__Problem description__. Transcribe the listing in full, excluding any pictures.
++++ Data excerpt ++++
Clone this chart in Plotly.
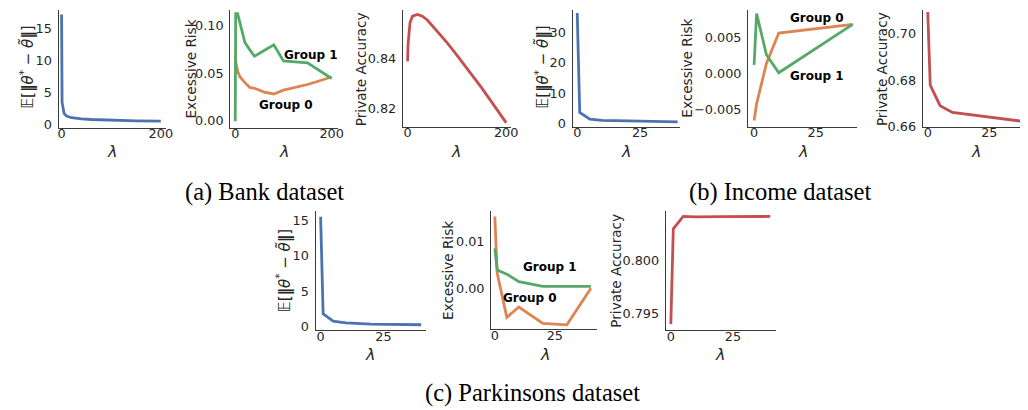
import plotly.graph_objects as go

W, H = 1028, 410

# ---------------- data ----------------
bank_lam = [0, 1, 5, 10, 20, 30, 40, 60, 80, 100, 150, 200]
bank_theta = [17.2, 3.4, 1.7, 1.25, 1.0, 0.9, 0.82, 0.72, 0.65, 0.6, 0.52, 0.48]
bank_er_g0 = [0.068, 0.062, 0.052, 0.046, 0.040, 0.035, 0.034, 0.030, 0.028, 0.032, 0.038, 0.046]
bank_er_g1 = [-0.001, 0.113, 0.113, 0.103, 0.0826, 0.075, 0.068, 0.074, 0.080, 0.063, 0.061, 0.0444]
bank_acc = [0.839, 0.846, 0.8545, 0.857, 0.8577, 0.857, 0.8555, 0.851, 0.8465, 0.8415, 0.8285, 0.8145]

inc_lam = [0, 1, 5, 10, 40]
inc_theta = [36.5, 3.6, 1.4, 1.0, 0.5]
inc_er_g0 = [-0.0065, -0.0042, 0.0014, 0.0056, 0.0068]
inc_er_g1 = [0.0012, 0.0083, 0.0026, 0.0001, 0.0068]
inc_acc = [0.7092, 0.6778, 0.669, 0.6661, 0.6621]

park_lam = [0, 1, 5, 10, 20, 30, 40]
park_theta = [15.5, 1.8, 0.75, 0.5, 0.35, 0.28, 0.25]
park_er_g0 = [0.0154, 0.0033, -0.0061, -0.0039, -0.0074, -0.0077, 0.0001]
park_er_g1 = [0.0086, 0.0040, 0.0031, 0.0015, 0.0005, 0.0005, 0.0005]
park_acc = [0.7940, 0.80298, 0.80414, 0.80410, 0.80412, 0.80416, 0.80414]

captions = ["(a) Bank dataset", "(b) Income dataset", "(c) Parkinsons dataset"]
theta_label = "𝔼[<b>‖</b><i>θ</i><sup>*</sup> − <i>θ̃</i><b>‖</b>]"

BLUE, ORANGE, GREEN, RED = "#4C72B0", "#DD8452", "#55A868", "#C44E52"
AXC = "#3a3a3a"
TXT = "#262626"
FONT = "DejaVu Sans"

def px(x):
    return x / W

def py(y):
    return 1 - y / H

# panel boxes in pixels: (left, right, top, bottom), x range, y range, ticks
panels = [
    dict(box=(50, 158, 2, 122), xr=[-6, 210], yr=[-0.6, 17.9], xt=[0, 200], yt=[0, 5, 10, 15], yf="d"),
    dict(box=(223, 332, 2, 122), xr=[-10.3, 214], yr=[-0.008, 0.117], xt=[0, 200], yt=[0, 0.05, 0.10], yf=".2f"),
    dict(box=(397, 506, 2, 121), xr=[-9.5, 210], yr=[0.8128, 0.8595], xt=[0, 200], yt=[0.82, 0.84], yf=".2f"),
    dict(box=(568, 676, 2, 121), xr=[-1.85, 40.8], yr=[-1.2, 37.5], xt=[0, 25], yt=[0, 10, 20, 30], yf="d"),
    dict(box=(745, 855, 2, 121), xr=[-2.4, 41.9], yr=[-0.0074, 0.0088], xt=[0, 25], yt=[-0.005, 0, 0.005], yf=".3f"),
    dict(box=(921, 1028, 2, 121), xr=[-2.0, 41.1], yr=[0.6599, 0.7101], xt=[0, 25], yt=[0.66, 0.68, 0.70], yf=".2f"),
    dict(box=(309, 420, 207, 328), xr=[-2.0, 41.8], yr=[-0.55, 16.24], xt=[0, 25], yt=[0, 5, 10, 15], yf="d"),
    dict(box=(486, 593, 207, 327), xr=[-1.5, 42.7], yr=[-0.00867, 0.01646], xt=[0, 25], yt=[0, 0.01], yf=".2f"),
    dict(box=(662, 773, 207, 328), xr=[-2.0, 42.3], yr=[0.79341, 0.80461], xt=[0, 25], yt=[0.795, 0.800], yf=".3f"),
]

series = [
    [(bank_lam, bank_theta, BLUE)],
    [(bank_lam, bank_er_g0, ORANGE), (bank_lam, bank_er_g1, GREEN)],
    [(bank_lam, bank_acc, RED)],
    [(inc_lam, inc_theta, BLUE)],
    [(inc_lam, inc_er_g0, ORANGE), (inc_lam, inc_er_g1, GREEN)],
    [(inc_lam, inc_acc, RED)],
    [(park_lam, park_theta, BLUE)],
    [(park_lam, park_er_g0, ORANGE), (park_lam, park_er_g1, GREEN)],
    [(park_lam, park_acc, RED)],
]

fig = go.Figure()
layout = {}
for i, (p, ss) in enumerate(zip(panels, series), start=1):
    sfx = "" if i == 1 else str(i)
    for xs, ys, col in ss:
        fig.add_trace(go.Scatter(x=xs, y=ys, mode="lines", line=dict(color=col, width=2.8),
                                 xaxis="x" + sfx, yaxis="y" + sfx, showlegend=False,
                                 cliponaxis=True))
    l, r, t, b = p["box"]
    common = dict(showline=True, linecolor=AXC, linewidth=1.3, showgrid=False, zeroline=False,
                  ticks="", tickfont=dict(family=FONT, size=12.8, color=TXT), mirror=False)
    layout["xaxis" + sfx] = dict(domain=[px(l), px(r)], range=p["xr"], anchor="y" + sfx,
                                 tickvals=p["xt"], ticklabelstandoff=-6, **common)
    layout["yaxis" + sfx] = dict(domain=[py(b), py(t)], range=p["yr"], anchor="x" + sfx,
                                 tickvals=p["yt"], tickformat=p["yf"], ticklabelstandoff=3, **common)

fig.update_layout(**layout)

ann = []
def text(x, y, s, size=13.6, angle=0, bold=False, family=FONT, color=TXT):
    ann.append(dict(x=px(x), y=py(y), xref="paper", yref="paper", text=("<b>%s</b>" % s) if bold else s,
                    showarrow=False, textangle=angle, xanchor="center", yanchor="middle",
                    font=dict(family=family, size=size, color=color)))

# y titles
text(19, 60, theta_label, size=15, angle=-90)
text(183, 62, "Excessive Risk", angle=-90)
text(355, 62, "Private Accuracy", angle=-90)
text(538, 60, theta_label, size=15, angle=-90)
text(683, 61, "Excessive Risk", angle=-90)
text(880, 62, "Private Accuracy", angle=-90)
text(277, 267, theta_label, size=15, angle=-90)
text(443, 267, "Excessive Risk", angle=-90)
text(612, 267, "Private Accuracy", angle=-90)

# x titles
for cx, cy in [(104, 146), (277, 146), (451, 146), (622, 146), (800, 146), (975, 146),
               (364, 353), (540, 353), (717, 353)]:
    text(cx, cy, "<i>λ</i>", size=16)

# group labels
text(304, 48, "Group 1", size=12, bold=True, color="black")
text(279, 99, "Group 0", size=12, bold=True, color="black")
text(814, 10, "Group 0", size=12, bold=True, color="black")
text(814, 69, "Group 1", size=12, bold=True, color="black")
text(545, 263, "Group 1", size=12, bold=True, color="black")
text(525, 295, "Group 0", size=12, bold=True, color="black")

# captions
text(258, 187, captions[0], size=24.5, family="Liberation Serif", color="black")
text(777, 187, captions[1], size=24.5, family="Liberation Serif", color="black")
text(528, 392, captions[2], size=24.5, family="Liberation Serif", color="black")

fig.update_layout(annotations=ann, width=W, height=H, margin=dict(l=0, r=0, t=0, b=0),
                  paper_bgcolor="white", plot_bgcolor="white", showlegend=False)

fig.write_html("out.html")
++++
__Solution__.
Clone this chart in Plotly.
import plotly.graph_objects as go

W, H = 1028, 410

# ---------------- data ----------------
bank_lam = [0, 1, 5, 10, 20, 30, 40, 60, 80, 100, 150, 200]
bank_theta = [17.2, 3.4, 1.7, 1.25, 1.0, 0.9, 0.82, 0.72, 0.65, 0.6, 0.52, 0.48]
bank_er_g0 = [0.068, 0.062, 0.052, 0.046, 0.040, 0.035, 0.034, 0.030, 0.028, 0.032, 0.038, 0.046]
bank_er_g1 = [-0.001, 0.113, 0.113, 0.103, 0.0826, 0.075, 0.068, 0.074, 0.080, 0.063, 0.061, 0.0444]
bank_acc = [0.839, 0.846, 0.8545, 0.857, 0.8577, 0.857, 0.8555, 0.851, 0.8465, 0.8415, 0.8285, 0.8145]

inc_lam = [0, 1, 5, 10, 40]
inc_theta = [36.5, 3.6, 1.4, 1.0, 0.5]
inc_er_g0 = [-0.0065, -0.0042, 0.0014, 0.0056, 0.0068]
inc_er_g1 = [0.0012, 0.0083, 0.0026, 0.0001, 0.0068]
inc_acc = [0.7092, 0.6778, 0.669, 0.6661, 0.6621]

park_lam = [0, 1, 5, 10, 20, 30, 40]
park_theta = [15.5, 1.8, 0.75, 0.5, 0.35, 0.28, 0.25]
park_er_g0 = [0.0154, 0.0033, -0.0061, -0.0039, -0.0074, -0.0077, 0.0001]
park_er_g1 = [0.0086, 0.0040, 0.0031, 0.0015, 0.0005, 0.0005, 0.0005]
park_acc = [0.7940, 0.80298, 0.80414, 0.80410, 0.80412, 0.80416, 0.80414]

captions = ["(a) Bank dataset", "(b) Income dataset", "(c) Parkinsons dataset"]
theta_label = "𝔼[<b>‖</b><i>θ</i><sup>*</sup> − <i>θ̃</i><b>‖</b>]"

BLUE, ORANGE, GREEN, RED = "#4C72B0", "#DD8452", "#55A868", "#C44E52"
AXC = "#3a3a3a"
TXT = "#262626"
FONT = "DejaVu Sans"

def px(x):
    return x / W

def py(y):
    return 1 - y / H

# panel boxes in pixels: (left, right, top, bottom), x range, y range, ticks
panels = [
    dict(box=(50, 158, 2, 122), xr=[-6, 210], yr=[-0.6, 17.9], xt=[0, 200], yt=[0, 5, 10, 15], yf="d"),
    dict(box=(223, 332, 2, 122), xr=[-10.3, 214], yr=[-0.008, 0.117], xt=[0, 200], yt=[0, 0.05, 0.10], yf=".2f"),
    dict(box=(397, 506, 2, 121), xr=[-9.5, 210], yr=[0.8128, 0.8595], xt=[0, 200], yt=[0.82, 0.84], yf=".2f"),
    dict(box=(568, 676, 2, 121), xr=[-1.85, 40.8], yr=[-1.2, 37.5], xt=[0, 25], yt=[0, 10, 20, 30], yf="d"),
    dict(box=(745, 855, 2, 121), xr=[-2.4, 41.9], yr=[-0.0074, 0.0088], xt=[0, 25], yt=[-0.005, 0, 0.005], yf=".3f"),
    dict(box=(921, 1028, 2, 121), xr=[-2.0, 41.1], yr=[0.6599, 0.7101], xt=[0, 25], yt=[0.66, 0.68, 0.70], yf=".2f"),
    dict(box=(309, 420, 207, 328), xr=[-2.0, 41.8], yr=[-0.55, 16.24], xt=[0, 25], yt=[0, 5, 10, 15], yf="d"),
    dict(box=(486, 593, 207, 327), xr=[-1.5, 42.7], yr=[-0.00867, 0.01646], xt=[0, 25], yt=[0, 0.01], yf=".2f"),
    dict(box=(662, 773, 207, 328), xr=[-2.0, 42.3], yr=[0.79341, 0.80461], xt=[0, 25], yt=[0.795, 0.800], yf=".3f"),
]

series = [
    [(bank_lam, bank_theta, BLUE)],
    [(bank_lam, bank_er_g0, ORANGE), (bank_lam, bank_er_g1, GREEN)],
    [(bank_lam, bank_acc, RED)],
    [(inc_lam, inc_theta, BLUE)],
    [(inc_lam, inc_er_g0, ORANGE), (inc_lam, inc_er_g1, GREEN)],
    [(inc_lam, inc_acc, RED)],
    [(park_lam, park_theta, BLUE)],
    [(park_lam, park_er_g0, ORANGE), (park_lam, park_er_g1, GREEN)],
    [(park_lam, park_acc, RED)],
]

fig = go.Figure()
layout = {}
for i, (p, ss) in enumerate(zip(panels, series), start=1):
    sfx = "" if i == 1 else str(i)
    for xs, ys, col in ss:
        fig.add_trace(go.Scatter(x=xs, y=ys, mode="lines", line=dict(color=col, width=2.8),
                                 xaxis="x" + sfx, yaxis="y" + sfx, showlegend=False,
                                 cliponaxis=True))
    l, r, t, b = p["box"]
    common = dict(showline=True, linecolor=AXC, linewidth=1.3, showgrid=False, zeroline=False,
                  ticks="", tickfont=dict(family=FONT, size=12.8, color=TXT), mirror=False)
    layout["xaxis" + sfx] = dict(domain=[px(l), px(r)], range=p["xr"], anchor="y" + sfx,
                                 tickvals=p["xt"], ticklabelstandoff=-6, **common)
    layout["yaxis" + sfx] = dict(domain=[py(b), py(t)], range=p["yr"], anchor="x" + sfx,
                                 tickvals=p["yt"], tickformat=p["yf"], ticklabelstandoff=3, **common)

fig.update_layout(**layout)

ann = []
def text(x, y, s, size=13.6, angle=0, bold=False, family=FONT, color=TXT):
    ann.append(dict(x=px(x), y=py(y), xref="paper", yref="paper", text=("<b>%s</b>" % s) if bold else s,
                    showarrow=False, textangle=angle, xanchor="center", yanchor="middle",
                    font=dict(family=family, size=size, color=color)))

# y titles
text(19, 60, theta_label, size=15, angle=-90)
text(183, 62, "Excessive Risk", angle=-90)
text(355, 62, "Private Accuracy", angle=-90)
text(538, 60, theta_label, size=15, angle=-90)
text(683, 61, "Excessive Risk", angle=-90)
text(880, 62, "Private Accuracy", angle=-90)
text(277, 267, theta_label, size=15, angle=-90)
text(443, 267, "Excessive Risk", angle=-90)
text(612, 267, "Private Accuracy", angle=-90)

# x titles
for cx, cy in [(104, 146), (277, 146), (451, 146), (622, 146), (800, 146), (975, 146),
               (364, 353), (540, 353), (717, 353)]:
    text(cx, cy, "<i>λ</i>", size=16)

# group labels
text(304, 48, "Group 1", size=12, bold=True, color="black")
text(279, 99, "Group 0", size=12, bold=True, color="black")
text(814, 10, "Group 0", size=12, bold=True, color="black")
text(814, 69, "Group 1", size=12, bold=True, color="black")
text(545, 263, "Group 1", size=12, bold=True, color="black")
text(525, 295, "Group 0", size=12, bold=True, color="black")

# captions
text(258, 187, captions[0], size=24.5, family="Liberation Serif", color="black")
text(777, 187, captions[1], size=24.5, family="Liberation Serif", color="black")
text(528, 392, captions[2], size=24.5, family="Liberation Serif", color="black")

fig.update_layout(annotations=ann, width=W, height=H, margin=dict(l=0, r=0, t=0, b=0),
                  paper_bgcolor="white", plot_bgcolor="white", showlegend=False)

fig.write_html("out.html")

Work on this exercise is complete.